Will you quote precisely the lines that run from the top of the material below to the line containing "(0,0) rectangle (800,740);", both ends included?

START EXTRACTED ENTRIES

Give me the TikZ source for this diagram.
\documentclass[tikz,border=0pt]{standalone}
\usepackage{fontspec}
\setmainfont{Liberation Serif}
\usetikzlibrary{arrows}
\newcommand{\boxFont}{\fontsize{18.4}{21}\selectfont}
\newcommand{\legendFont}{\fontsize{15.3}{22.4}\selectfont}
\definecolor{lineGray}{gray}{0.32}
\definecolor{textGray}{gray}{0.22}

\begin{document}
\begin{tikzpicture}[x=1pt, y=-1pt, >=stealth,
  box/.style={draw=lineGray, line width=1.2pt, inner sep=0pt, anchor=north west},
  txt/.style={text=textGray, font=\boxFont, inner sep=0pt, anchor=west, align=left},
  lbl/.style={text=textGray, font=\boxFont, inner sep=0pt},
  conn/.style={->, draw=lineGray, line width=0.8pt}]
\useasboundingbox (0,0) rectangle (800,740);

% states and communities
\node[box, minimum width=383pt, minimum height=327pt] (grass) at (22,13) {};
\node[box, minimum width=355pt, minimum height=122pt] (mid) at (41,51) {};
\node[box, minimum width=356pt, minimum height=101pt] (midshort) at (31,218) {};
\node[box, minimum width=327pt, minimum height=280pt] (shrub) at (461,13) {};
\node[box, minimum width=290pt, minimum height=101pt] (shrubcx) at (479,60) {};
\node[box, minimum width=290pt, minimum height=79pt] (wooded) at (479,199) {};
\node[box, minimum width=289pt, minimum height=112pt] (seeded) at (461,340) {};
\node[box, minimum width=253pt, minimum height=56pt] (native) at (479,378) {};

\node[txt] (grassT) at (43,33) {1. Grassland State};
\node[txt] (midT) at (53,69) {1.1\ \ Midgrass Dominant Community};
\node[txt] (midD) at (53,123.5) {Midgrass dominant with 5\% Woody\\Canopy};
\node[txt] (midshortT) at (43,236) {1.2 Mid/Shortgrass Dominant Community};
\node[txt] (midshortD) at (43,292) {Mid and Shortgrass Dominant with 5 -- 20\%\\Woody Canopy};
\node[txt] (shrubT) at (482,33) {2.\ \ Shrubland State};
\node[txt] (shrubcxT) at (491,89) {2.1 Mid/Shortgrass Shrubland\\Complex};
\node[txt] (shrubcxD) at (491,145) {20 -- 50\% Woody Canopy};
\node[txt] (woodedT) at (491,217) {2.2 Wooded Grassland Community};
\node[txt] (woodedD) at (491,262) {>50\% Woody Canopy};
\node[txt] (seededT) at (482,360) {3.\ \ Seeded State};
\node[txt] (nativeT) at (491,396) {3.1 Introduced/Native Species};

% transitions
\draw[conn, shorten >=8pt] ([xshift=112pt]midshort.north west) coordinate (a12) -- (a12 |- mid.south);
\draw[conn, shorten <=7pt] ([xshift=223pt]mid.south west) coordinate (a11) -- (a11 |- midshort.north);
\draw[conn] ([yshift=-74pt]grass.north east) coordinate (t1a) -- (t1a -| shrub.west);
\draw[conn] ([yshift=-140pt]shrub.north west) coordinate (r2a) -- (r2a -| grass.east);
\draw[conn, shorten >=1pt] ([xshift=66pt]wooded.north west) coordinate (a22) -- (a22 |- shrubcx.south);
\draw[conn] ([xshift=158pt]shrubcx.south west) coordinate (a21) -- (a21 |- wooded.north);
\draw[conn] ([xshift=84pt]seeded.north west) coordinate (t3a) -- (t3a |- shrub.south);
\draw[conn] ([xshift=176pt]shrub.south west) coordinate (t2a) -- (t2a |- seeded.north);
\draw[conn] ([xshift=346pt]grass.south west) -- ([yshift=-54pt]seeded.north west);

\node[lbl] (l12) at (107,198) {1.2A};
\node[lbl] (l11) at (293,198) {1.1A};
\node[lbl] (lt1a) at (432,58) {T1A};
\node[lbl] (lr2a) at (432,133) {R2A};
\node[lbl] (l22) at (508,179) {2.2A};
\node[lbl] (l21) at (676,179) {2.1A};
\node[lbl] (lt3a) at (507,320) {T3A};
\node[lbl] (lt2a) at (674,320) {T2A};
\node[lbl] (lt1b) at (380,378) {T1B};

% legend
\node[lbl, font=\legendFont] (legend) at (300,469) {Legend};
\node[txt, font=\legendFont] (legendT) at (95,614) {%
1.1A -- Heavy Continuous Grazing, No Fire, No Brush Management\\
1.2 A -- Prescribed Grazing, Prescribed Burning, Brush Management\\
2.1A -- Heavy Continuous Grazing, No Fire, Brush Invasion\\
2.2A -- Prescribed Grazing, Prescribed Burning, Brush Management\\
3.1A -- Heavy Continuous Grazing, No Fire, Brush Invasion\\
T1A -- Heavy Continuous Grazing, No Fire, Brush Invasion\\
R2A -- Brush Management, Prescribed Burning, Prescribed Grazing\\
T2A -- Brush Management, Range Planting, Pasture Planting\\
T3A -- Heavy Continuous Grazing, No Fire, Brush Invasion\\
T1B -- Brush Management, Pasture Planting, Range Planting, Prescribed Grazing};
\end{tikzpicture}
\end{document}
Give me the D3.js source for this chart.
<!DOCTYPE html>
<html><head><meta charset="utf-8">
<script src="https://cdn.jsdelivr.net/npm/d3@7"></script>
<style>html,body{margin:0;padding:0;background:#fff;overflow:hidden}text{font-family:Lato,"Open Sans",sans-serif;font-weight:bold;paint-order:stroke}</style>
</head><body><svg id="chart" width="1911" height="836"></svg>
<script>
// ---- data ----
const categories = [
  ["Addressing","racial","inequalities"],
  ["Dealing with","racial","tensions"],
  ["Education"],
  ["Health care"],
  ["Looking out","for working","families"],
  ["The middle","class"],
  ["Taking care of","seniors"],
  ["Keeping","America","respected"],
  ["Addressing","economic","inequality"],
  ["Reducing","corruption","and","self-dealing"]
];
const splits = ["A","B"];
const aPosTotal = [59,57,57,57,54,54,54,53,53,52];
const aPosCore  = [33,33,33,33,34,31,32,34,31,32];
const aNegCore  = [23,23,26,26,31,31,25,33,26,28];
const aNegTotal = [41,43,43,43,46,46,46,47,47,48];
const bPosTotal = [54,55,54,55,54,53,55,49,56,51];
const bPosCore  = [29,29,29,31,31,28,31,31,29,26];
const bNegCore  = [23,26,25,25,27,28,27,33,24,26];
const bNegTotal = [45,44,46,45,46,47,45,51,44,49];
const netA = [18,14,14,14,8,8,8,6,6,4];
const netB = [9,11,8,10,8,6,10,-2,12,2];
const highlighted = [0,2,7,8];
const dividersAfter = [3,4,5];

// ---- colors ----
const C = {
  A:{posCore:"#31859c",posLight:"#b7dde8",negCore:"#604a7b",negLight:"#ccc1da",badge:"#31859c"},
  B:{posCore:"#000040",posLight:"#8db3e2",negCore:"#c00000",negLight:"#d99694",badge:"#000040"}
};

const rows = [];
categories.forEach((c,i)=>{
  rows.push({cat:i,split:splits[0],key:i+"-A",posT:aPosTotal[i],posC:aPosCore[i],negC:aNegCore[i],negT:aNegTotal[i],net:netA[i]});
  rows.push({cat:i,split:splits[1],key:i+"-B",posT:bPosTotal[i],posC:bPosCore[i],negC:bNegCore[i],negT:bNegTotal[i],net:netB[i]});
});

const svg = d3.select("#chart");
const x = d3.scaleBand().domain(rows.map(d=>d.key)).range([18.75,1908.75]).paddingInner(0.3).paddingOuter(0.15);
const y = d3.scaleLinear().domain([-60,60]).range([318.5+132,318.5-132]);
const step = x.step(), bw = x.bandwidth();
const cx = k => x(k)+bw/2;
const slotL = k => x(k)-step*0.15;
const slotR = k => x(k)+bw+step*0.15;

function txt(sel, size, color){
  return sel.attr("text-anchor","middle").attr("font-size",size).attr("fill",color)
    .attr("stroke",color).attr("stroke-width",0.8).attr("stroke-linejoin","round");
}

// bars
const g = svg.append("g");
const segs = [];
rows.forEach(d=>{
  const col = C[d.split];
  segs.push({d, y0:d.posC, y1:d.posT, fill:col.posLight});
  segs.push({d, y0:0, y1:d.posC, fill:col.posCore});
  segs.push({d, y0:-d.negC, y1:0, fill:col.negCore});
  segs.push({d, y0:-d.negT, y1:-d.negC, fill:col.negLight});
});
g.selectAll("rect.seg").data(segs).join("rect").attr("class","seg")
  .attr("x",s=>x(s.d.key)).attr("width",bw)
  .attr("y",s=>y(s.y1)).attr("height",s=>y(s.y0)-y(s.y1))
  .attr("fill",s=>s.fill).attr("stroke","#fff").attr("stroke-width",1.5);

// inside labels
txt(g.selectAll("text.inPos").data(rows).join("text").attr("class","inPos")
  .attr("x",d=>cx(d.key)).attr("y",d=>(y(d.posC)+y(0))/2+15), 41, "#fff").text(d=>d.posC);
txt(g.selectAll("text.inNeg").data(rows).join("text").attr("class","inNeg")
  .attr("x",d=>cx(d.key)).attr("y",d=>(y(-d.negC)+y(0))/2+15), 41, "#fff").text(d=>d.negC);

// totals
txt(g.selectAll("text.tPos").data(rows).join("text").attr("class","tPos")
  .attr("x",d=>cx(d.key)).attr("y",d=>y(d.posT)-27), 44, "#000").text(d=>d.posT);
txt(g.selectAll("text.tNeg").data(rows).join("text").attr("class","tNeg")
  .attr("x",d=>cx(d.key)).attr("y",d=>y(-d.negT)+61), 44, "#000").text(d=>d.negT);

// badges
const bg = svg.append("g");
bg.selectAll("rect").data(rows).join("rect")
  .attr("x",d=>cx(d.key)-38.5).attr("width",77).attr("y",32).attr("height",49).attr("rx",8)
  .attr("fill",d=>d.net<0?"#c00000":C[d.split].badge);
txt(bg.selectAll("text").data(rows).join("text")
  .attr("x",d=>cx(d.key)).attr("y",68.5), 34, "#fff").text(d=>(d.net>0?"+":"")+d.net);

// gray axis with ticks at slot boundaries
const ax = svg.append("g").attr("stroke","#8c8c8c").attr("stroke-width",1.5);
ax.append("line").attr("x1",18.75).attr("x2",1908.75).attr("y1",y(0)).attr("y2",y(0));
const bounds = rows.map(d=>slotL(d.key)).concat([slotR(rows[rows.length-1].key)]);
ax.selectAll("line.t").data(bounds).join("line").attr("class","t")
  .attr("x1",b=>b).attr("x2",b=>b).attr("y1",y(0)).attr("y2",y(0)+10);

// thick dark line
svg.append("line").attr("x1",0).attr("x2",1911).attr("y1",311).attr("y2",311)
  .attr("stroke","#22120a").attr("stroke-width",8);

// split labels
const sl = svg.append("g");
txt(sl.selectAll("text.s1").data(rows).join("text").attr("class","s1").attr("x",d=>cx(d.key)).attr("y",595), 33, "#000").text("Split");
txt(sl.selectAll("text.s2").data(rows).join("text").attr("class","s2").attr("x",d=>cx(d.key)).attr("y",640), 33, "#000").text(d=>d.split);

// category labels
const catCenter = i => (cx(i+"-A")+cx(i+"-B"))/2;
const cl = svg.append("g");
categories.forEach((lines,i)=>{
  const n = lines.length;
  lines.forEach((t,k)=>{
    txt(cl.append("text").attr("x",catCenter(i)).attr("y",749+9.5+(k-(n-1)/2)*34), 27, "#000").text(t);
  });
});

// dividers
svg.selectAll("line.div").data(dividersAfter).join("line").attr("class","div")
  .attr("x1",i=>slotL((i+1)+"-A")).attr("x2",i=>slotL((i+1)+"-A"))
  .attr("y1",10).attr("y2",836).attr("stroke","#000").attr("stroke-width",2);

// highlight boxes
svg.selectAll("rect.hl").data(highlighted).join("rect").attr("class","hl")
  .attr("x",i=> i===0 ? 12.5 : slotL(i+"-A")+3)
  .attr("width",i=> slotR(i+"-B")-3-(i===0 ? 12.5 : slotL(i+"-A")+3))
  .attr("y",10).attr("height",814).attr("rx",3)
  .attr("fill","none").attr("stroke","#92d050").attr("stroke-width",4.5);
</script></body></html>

END EXTRACTED ENTRIES

OUTPUT BELOW:
Give me the TikZ source for this diagram.
\documentclass[tikz,border=0pt]{standalone}
\usepackage{fontspec}
\setmainfont{Liberation Serif}
\usetikzlibrary{arrows}
\newcommand{\boxFont}{\fontsize{18.4}{21}\selectfont}
\newcommand{\legendFont}{\fontsize{15.3}{22.4}\selectfont}
\definecolor{lineGray}{gray}{0.32}
\definecolor{textGray}{gray}{0.22}

\begin{document}
\begin{tikzpicture}[x=1pt, y=-1pt, >=stealth,
  box/.style={draw=lineGray, line width=1.2pt, inner sep=0pt, anchor=north west},
  txt/.style={text=textGray, font=\boxFont, inner sep=0pt, anchor=west, align=left},
  lbl/.style={text=textGray, font=\boxFont, inner sep=0pt},
  conn/.style={->, draw=lineGray, line width=0.8pt}]
\useasboundingbox (0,0) rectangle (800,740);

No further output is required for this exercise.